**Given information**

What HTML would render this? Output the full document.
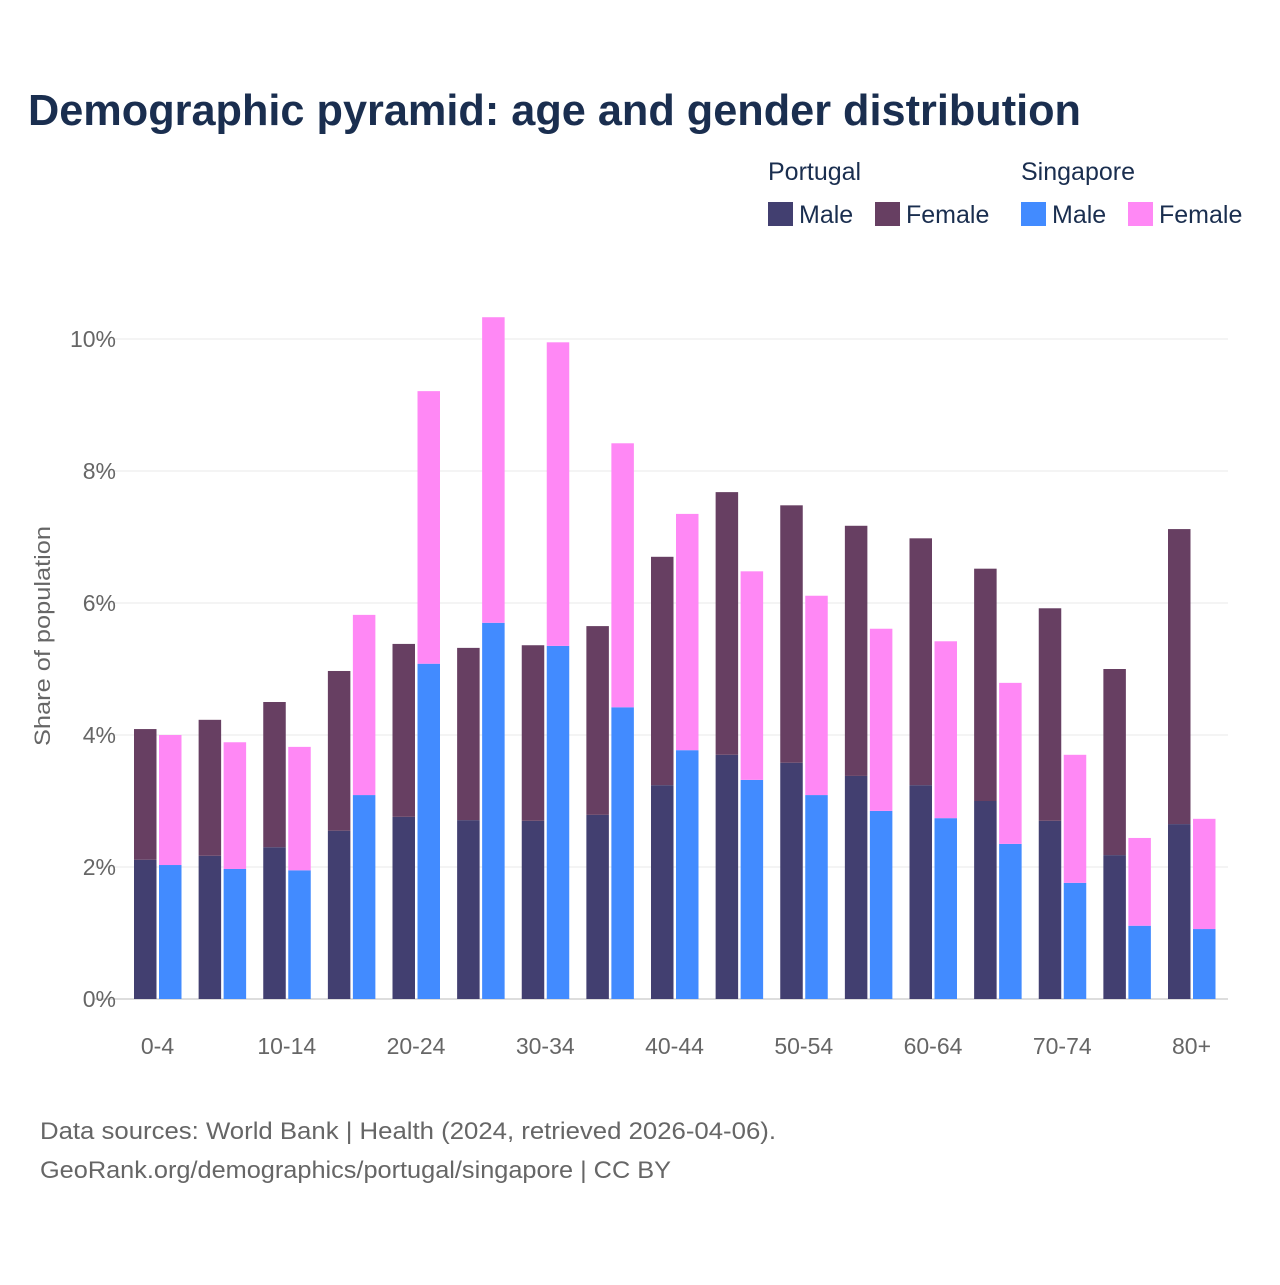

* * *

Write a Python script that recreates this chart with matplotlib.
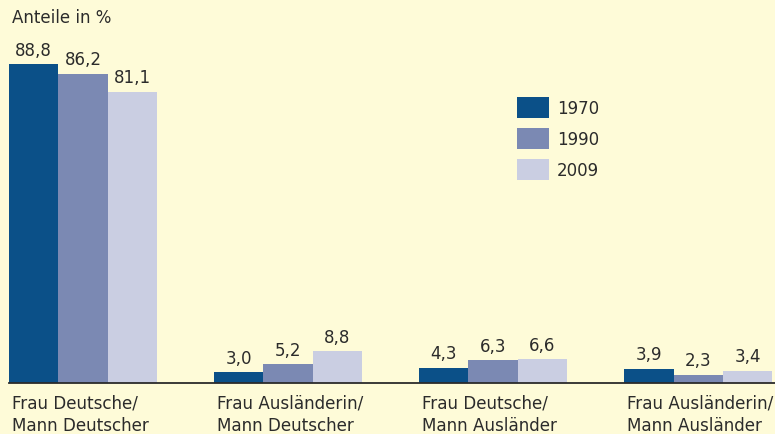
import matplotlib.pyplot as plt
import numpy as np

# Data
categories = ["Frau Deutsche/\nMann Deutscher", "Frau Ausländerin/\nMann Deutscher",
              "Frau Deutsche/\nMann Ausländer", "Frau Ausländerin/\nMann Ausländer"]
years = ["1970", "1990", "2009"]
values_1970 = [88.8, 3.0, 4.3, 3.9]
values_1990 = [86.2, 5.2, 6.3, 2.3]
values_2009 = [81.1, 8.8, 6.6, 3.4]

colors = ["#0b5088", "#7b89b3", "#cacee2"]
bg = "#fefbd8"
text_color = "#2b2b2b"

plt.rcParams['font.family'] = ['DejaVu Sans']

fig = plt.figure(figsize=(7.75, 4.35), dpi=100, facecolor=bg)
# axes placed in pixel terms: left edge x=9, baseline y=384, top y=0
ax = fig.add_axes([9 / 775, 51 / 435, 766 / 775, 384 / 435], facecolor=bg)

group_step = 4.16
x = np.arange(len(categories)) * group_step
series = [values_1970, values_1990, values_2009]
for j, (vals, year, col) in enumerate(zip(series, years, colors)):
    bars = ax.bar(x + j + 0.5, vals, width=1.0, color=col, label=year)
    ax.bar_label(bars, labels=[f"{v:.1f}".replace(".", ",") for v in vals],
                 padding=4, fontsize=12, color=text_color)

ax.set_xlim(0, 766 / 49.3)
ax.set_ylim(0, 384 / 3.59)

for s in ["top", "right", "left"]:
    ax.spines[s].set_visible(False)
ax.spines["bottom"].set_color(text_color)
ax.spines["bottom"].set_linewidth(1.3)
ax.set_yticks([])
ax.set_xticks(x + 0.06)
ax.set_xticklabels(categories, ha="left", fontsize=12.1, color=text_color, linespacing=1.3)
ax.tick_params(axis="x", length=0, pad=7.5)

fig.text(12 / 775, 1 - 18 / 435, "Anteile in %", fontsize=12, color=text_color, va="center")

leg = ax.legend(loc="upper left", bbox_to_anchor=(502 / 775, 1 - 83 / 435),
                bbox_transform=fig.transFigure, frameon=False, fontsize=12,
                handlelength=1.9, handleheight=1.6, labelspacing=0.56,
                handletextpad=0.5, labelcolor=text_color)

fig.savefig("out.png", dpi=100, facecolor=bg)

**Exercise directions**
Copy the lines above exactly, starting at the one with "Write a Python" and ending at the one with "plt.rcParams['font.family'] = ['DejaVu Sans']", both included. Leave out any pictures and add nothing else.

**Task output**
Write a Python script that recreates this chart with matplotlib.
import matplotlib.pyplot as plt
import numpy as np

# Data
categories = ["Frau Deutsche/\nMann Deutscher", "Frau Ausländerin/\nMann Deutscher",
              "Frau Deutsche/\nMann Ausländer", "Frau Ausländerin/\nMann Ausländer"]
years = ["1970", "1990", "2009"]
values_1970 = [88.8, 3.0, 4.3, 3.9]
values_1990 = [86.2, 5.2, 6.3, 2.3]
values_2009 = [81.1, 8.8, 6.6, 3.4]

colors = ["#0b5088", "#7b89b3", "#cacee2"]
bg = "#fefbd8"
text_color = "#2b2b2b"

plt.rcParams['font.family'] = ['DejaVu Sans']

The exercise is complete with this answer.